%%
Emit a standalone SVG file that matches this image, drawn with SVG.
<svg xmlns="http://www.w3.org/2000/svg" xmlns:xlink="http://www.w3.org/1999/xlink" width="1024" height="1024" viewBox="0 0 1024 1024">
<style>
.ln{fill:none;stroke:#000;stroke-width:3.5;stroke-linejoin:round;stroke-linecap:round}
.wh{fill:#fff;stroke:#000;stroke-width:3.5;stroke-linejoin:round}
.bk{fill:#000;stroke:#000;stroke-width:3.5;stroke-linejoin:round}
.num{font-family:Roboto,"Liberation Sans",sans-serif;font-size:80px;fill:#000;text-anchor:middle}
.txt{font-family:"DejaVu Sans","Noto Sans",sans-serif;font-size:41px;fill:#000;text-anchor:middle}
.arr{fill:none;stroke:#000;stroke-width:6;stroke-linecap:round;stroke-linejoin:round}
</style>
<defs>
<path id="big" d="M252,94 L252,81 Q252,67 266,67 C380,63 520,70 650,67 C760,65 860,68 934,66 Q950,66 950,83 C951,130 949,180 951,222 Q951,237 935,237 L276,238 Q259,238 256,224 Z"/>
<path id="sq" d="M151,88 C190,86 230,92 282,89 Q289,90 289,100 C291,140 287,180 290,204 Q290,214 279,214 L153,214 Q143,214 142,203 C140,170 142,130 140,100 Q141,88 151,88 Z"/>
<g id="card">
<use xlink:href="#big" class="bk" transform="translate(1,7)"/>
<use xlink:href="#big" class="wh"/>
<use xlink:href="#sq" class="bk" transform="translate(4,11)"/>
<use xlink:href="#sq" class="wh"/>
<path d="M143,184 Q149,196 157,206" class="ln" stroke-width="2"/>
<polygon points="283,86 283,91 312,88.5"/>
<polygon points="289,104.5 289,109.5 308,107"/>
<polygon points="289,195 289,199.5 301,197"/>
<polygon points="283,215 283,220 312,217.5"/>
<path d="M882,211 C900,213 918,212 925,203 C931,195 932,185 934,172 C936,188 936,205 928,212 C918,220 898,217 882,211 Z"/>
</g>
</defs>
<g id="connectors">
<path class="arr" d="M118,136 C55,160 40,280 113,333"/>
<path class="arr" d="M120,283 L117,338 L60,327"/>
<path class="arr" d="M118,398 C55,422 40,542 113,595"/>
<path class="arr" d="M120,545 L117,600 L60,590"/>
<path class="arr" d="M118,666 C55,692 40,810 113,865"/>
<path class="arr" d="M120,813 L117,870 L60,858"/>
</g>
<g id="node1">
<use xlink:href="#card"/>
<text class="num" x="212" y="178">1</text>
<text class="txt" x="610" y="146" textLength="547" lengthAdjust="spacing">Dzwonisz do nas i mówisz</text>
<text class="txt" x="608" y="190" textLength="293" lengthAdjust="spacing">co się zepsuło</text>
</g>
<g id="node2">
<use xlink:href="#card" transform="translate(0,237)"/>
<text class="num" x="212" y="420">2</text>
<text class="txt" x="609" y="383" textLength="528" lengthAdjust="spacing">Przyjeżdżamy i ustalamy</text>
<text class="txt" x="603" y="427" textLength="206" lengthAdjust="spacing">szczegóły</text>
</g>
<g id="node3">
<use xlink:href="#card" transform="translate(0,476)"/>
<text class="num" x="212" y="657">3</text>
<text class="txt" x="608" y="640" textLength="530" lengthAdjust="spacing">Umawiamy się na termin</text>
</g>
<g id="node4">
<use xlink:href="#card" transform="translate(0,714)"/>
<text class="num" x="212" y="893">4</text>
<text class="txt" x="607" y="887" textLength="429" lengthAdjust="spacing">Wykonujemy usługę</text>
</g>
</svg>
%%
All the data must be duplicated exactly, with nothing added or removed.

ANSWER TO THE PROBLEM:
Emit a standalone SVG file that matches this image, drawn with SVG.
<svg xmlns="http://www.w3.org/2000/svg" xmlns:xlink="http://www.w3.org/1999/xlink" width="1024" height="1024" viewBox="0 0 1024 1024">
<style>
.ln{fill:none;stroke:#000;stroke-width:3.5;stroke-linejoin:round;stroke-linecap:round}
.wh{fill:#fff;stroke:#000;stroke-width:3.5;stroke-linejoin:round}
.bk{fill:#000;stroke:#000;stroke-width:3.5;stroke-linejoin:round}
.num{font-family:Roboto,"Liberation Sans",sans-serif;font-size:80px;fill:#000;text-anchor:middle}
.txt{font-family:"DejaVu Sans","Noto Sans",sans-serif;font-size:41px;fill:#000;text-anchor:middle}
.arr{fill:none;stroke:#000;stroke-width:6;stroke-linecap:round;stroke-linejoin:round}
</style>
<defs>
<path id="big" d="M252,94 L252,81 Q252,67 266,67 C380,63 520,70 650,67 C760,65 860,68 934,66 Q950,66 950,83 C951,130 949,180 951,222 Q951,237 935,237 L276,238 Q259,238 256,224 Z"/>
<path id="sq" d="M151,88 C190,86 230,92 282,89 Q289,90 289,100 C291,140 287,180 290,204 Q290,214 279,214 L153,214 Q143,214 142,203 C140,170 142,130 140,100 Q141,88 151,88 Z"/>
<g id="card">
<use xlink:href="#big" class="bk" transform="translate(1,7)"/>
<use xlink:href="#big" class="wh"/>
<use xlink:href="#sq" class="bk" transform="translate(4,11)"/>
<use xlink:href="#sq" class="wh"/>
<path d="M143,184 Q149,196 157,206" class="ln" stroke-width="2"/>
<polygon points="283,86 283,91 312,88.5"/>
<polygon points="289,104.5 289,109.5 308,107"/>
<polygon points="289,195 289,199.5 301,197"/>
<polygon points="283,215 283,220 312,217.5"/>
<path d="M882,211 C900,213 918,212 925,203 C931,195 932,185 934,172 C936,188 936,205 928,212 C918,220 898,217 882,211 Z"/>
</g>
</defs>
<g id="connectors">
<path class="arr" d="M118,136 C55,160 40,280 113,333"/>
<path class="arr" d="M120,283 L117,338 L60,327"/>
<path class="arr" d="M118,398 C55,422 40,542 113,595"/>
<path class="arr" d="M120,545 L117,600 L60,590"/>
<path class="arr" d="M118,666 C55,692 40,810 113,865"/>
<path class="arr" d="M120,813 L117,870 L60,858"/>
</g>
<g id="node1">
<use xlink:href="#card"/>
<text class="num" x="212" y="178">1</text>
<text class="txt" x="610" y="146" textLength="547" lengthAdjust="spacing">Dzwonisz do nas i mówisz</text>
<text class="txt" x="608" y="190" textLength="293" lengthAdjust="spacing">co się zepsuło</text>
</g>
<g id="node2">
<use xlink:href="#card" transform="translate(0,237)"/>
<text class="num" x="212" y="420">2</text>
<text class="txt" x="609" y="383" textLength="528" lengthAdjust="spacing">Przyjeżdżamy i ustalamy</text>
<text class="txt" x="603" y="427" textLength="206" lengthAdjust="spacing">szczegóły</text>
</g>
<g id="node3">
<use xlink:href="#card" transform="translate(0,476)"/>
<text class="num" x="212" y="657">3</text>
<text class="txt" x="608" y="640" textLength="530" lengthAdjust="spacing">Umawiamy się na termin</text>
</g>
<g id="node4">
<use xlink:href="#card" transform="translate(0,714)"/>
<text class="num" x="212" y="893">4</text>
<text class="txt" x="607" y="887" textLength="429" lengthAdjust="spacing">Wykonujemy usługę</text>
</g>
</svg>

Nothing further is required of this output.